Furthermore, a disk failure won't destroy all data. 
> 1 firewall/web/email server runs Apache, PHP, MySQL, Horde
The firewall should be on a seperate machine. If this isn't possible, you
might consider putting everything but the firewall to a vserver or UML.
This gives you the advantage that in case a cracker breaks into the
web/email/mysql server, he can't stop the firewall.
> 8 workstations running StarOffice 6.0 (university has a site license)
> and VMWare workstation (currently 3.2 but soon 4.0)
> 
> The 8 workstations shouldn't pose a real challenge, but any
> recommendations would be appreciated. 
Maybe you should consider mounting the workstations root directory via
NFS. As they should run the same software, it will make them more easy to
administer.
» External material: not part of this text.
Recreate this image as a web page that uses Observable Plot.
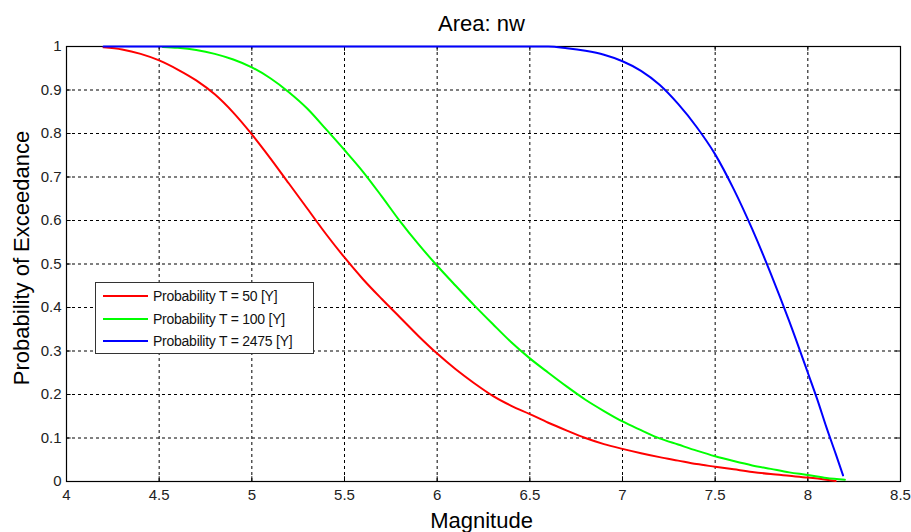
<!DOCTYPE html>
<html>
<head>
<meta charset="utf-8">
<script src="https://cdn.jsdelivr.net/npm/d3@7"></script>
<script src="https://cdn.jsdelivr.net/npm/@observablehq/plot@0.6"></script>
<style>
  html, body { margin: 0; padding: 0; background: #fff; }
  #wrap { position: relative; width: 911px; height: 532px; font-family: Arial, "Liberation Sans", sans-serif; }
  #legend { position: absolute; left: 95px; top: 282px; width: 219px; height: 72px; background: #fff; border: 1px solid #333; box-sizing: border-box; }
  .row { position: absolute; left: 7px; height: 20px; display: flex; align-items: center; }
  .sw { width: 45px; height: 2px; margin-right: 5px; }
  .lbl { font-size: 14px; letter-spacing: -0.25px; color: #111; white-space: nowrap; }
</style>
</head>
<body>
<div id="wrap"></div>
<script>
const titleText = "Area: nw";
const xLabel = "Magnitude";
const yLabel = "Probability of Exceedance";
const xTicks = [4, 4.5, 5, 5.5, 6, 6.5, 7, 7.5, 8, 8.5];
const yTicks = [0, 0.1, 0.2, 0.3, 0.4, 0.5, 0.6, 0.7, 0.8, 0.9, 1];

const seriesNames = ["Probability T = 50 [Y]", "Probability T = 100 [Y]", "Probability T = 2475 [Y]"];
const seriesColors = ["#ff0000", "#00ff00", "#0000ff"];

const magT50 = [4.2,4.3,4.4,4.5,4.6,4.7,4.8,4.9,5.0,5.1,5.2,5.3,5.4,5.5,5.6,5.7,5.8,5.9,6.0,6.1,6.2,6.3,6.4,6.5,6.6,6.7,6.8,6.9,7.0,7.1,7.2,7.3,7.4,7.5,7.6,7.7,7.8,7.9,8.0,8.1,8.15];
const probT50 = [0.998,0.993,0.983,0.968,0.947,0.922,0.89,0.848,0.798,0.743,0.685,0.627,0.569,0.515,0.465,0.42,0.377,0.334,0.294,0.258,0.226,0.197,0.174,0.155,0.135,0.117,0.100,0.086,0.075,0.065,0.056,0.048,0.040,0.034,0.028,0.022,0.017,0.013,0.009,0.004,0.001];

const magT100 = [4.52,4.6,4.7,4.8,4.9,5.0,5.1,5.2,5.3,5.4,5.5,5.6,5.7,5.8,5.9,6.0,6.1,6.2,6.3,6.4,6.5,6.6,6.7,6.8,6.9,7.0,7.1,7.2,7.3,7.4,7.5,7.6,7.7,7.8,7.9,8.0,8.1,8.2];
const probT100 = [0.999,0.997,0.992,0.983,0.97,0.952,0.927,0.895,0.857,0.81,0.762,0.712,0.656,0.598,0.545,0.496,0.45,0.405,0.362,0.32,0.283,0.25,0.218,0.188,0.162,0.138,0.118,0.099,0.085,0.071,0.058,0.047,0.037,0.029,0.021,0.015,0.008,0.004];

const magT2475 = [4.2,5.0,6.0,6.6,6.7,6.8,6.9,7.0,7.1,7.2,7.3,7.4,7.5,7.6,7.7,7.8,7.9,8.0,8.05,8.1,8.15,8.19];
const probT2475 = [1,1,1,1.0,0.996,0.99,0.981,0.966,0.944,0.912,0.868,0.815,0.752,0.672,0.58,0.478,0.368,0.25,0.19,0.125,0.064,0.014];

const mags = [magT50, magT100, magT2475];
const probs = [probT50, probT100, probT2475];
const data = [];
seriesNames.forEach((s, i) => mags[i].forEach((m, j) => data.push({series: s, mag: m, p: probs[i][j]})));

const fontFamily = 'Arial, "Liberation Sans", sans-serif';
const dash = "3,3";

const chart = Plot.plot({
  width: 911,
  height: 532,
  marginLeft: 66,
  marginRight: 11,
  marginTop: 46,
  marginBottom: 51,
  style: {fontFamily, background: "#fff", color: "#222"},
  x: {domain: [4, 8.5]},
  y: {domain: [0, 1]},
  color: {domain: seriesNames, range: seriesColors},
  marks: [
    Plot.gridX(xTicks, {stroke: "#000", strokeOpacity: 1, strokeDasharray: dash}),
    Plot.gridY(yTicks, {stroke: "#000", strokeOpacity: 1, strokeDasharray: dash}),
    Plot.ruleX(xTicks, {y1: 0, y2: 0.011, stroke: "#000"}),
    Plot.ruleX(xTicks, {y1: 0.989, y2: 1, stroke: "#000"}),
    Plot.ruleY(yTicks, {x1: 4, x2: 4.025, stroke: "#000"}),
    Plot.ruleY(yTicks, {x1: 8.475, x2: 8.5, stroke: "#000"}),
    Plot.frame({stroke: "#000", strokeWidth: 1.2}),
    Plot.line(data, {x: "mag", y: "p", z: "series", stroke: "series", strokeWidth: 2, curve: "monotone-x"}),
    Plot.axisX(xTicks, {tickSize: 0, tickPadding: 8, fontSize: 15, label: null, tickFormat: d => String(d)}),
    Plot.axisY(yTicks, {tickSize: 0, tickPadding: 5, fontSize: 15, label: null, tickFormat: d => String(d)}),
    Plot.text([titleText], {frameAnchor: "top", dy: -23, lineAnchor: "middle", textAnchor: "middle", fontSize: 22, fill: "#000", dx: -2}),
    Plot.text([xLabel], {frameAnchor: "bottom", dy: 39, lineAnchor: "middle", textAnchor: "middle", fontSize: 22, fill: "#000", dx: -2}),
    Plot.text([yLabel], {frameAnchor: "left", dx: -45, dy: -6, rotate: -90, lineAnchor: "middle", textAnchor: "middle", fontSize: 22, fill: "#000"})
  ]
});

const wrap = document.getElementById("wrap");
wrap.appendChild(chart);

const legend = document.createElement("div");
legend.id = "legend";
seriesNames.forEach((s, i) => {
  const row = document.createElement("div");
  row.className = "row";
  row.style.top = (3 + i * 22.5) + "px";
  const sw = document.createElement("span");
  sw.className = "sw";
  sw.style.background = seriesColors[i];
  const lbl = document.createElement("span");
  lbl.className = "lbl";
  lbl.textContent = s;
  row.appendChild(sw);
  row.appendChild(lbl);
  legend.appendChild(row);
});
wrap.appendChild(legend);
</script>
</body>
</html>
They can be booted by a bootable CDROM/floppy and an initrd.
> The real challenge is the web and
> fileservers becuase they are both setup to only allow root to log in and
> they run X, which to me poses a major risk.
Install a debian woody system without X on the servers.
> I would like to transition
> all the machines over Debian (Sid for the 8 workstations and Woody for
> the two servers) while preserving the user home directories.
I'd recommend a mixed system sarge/sid for the workstations.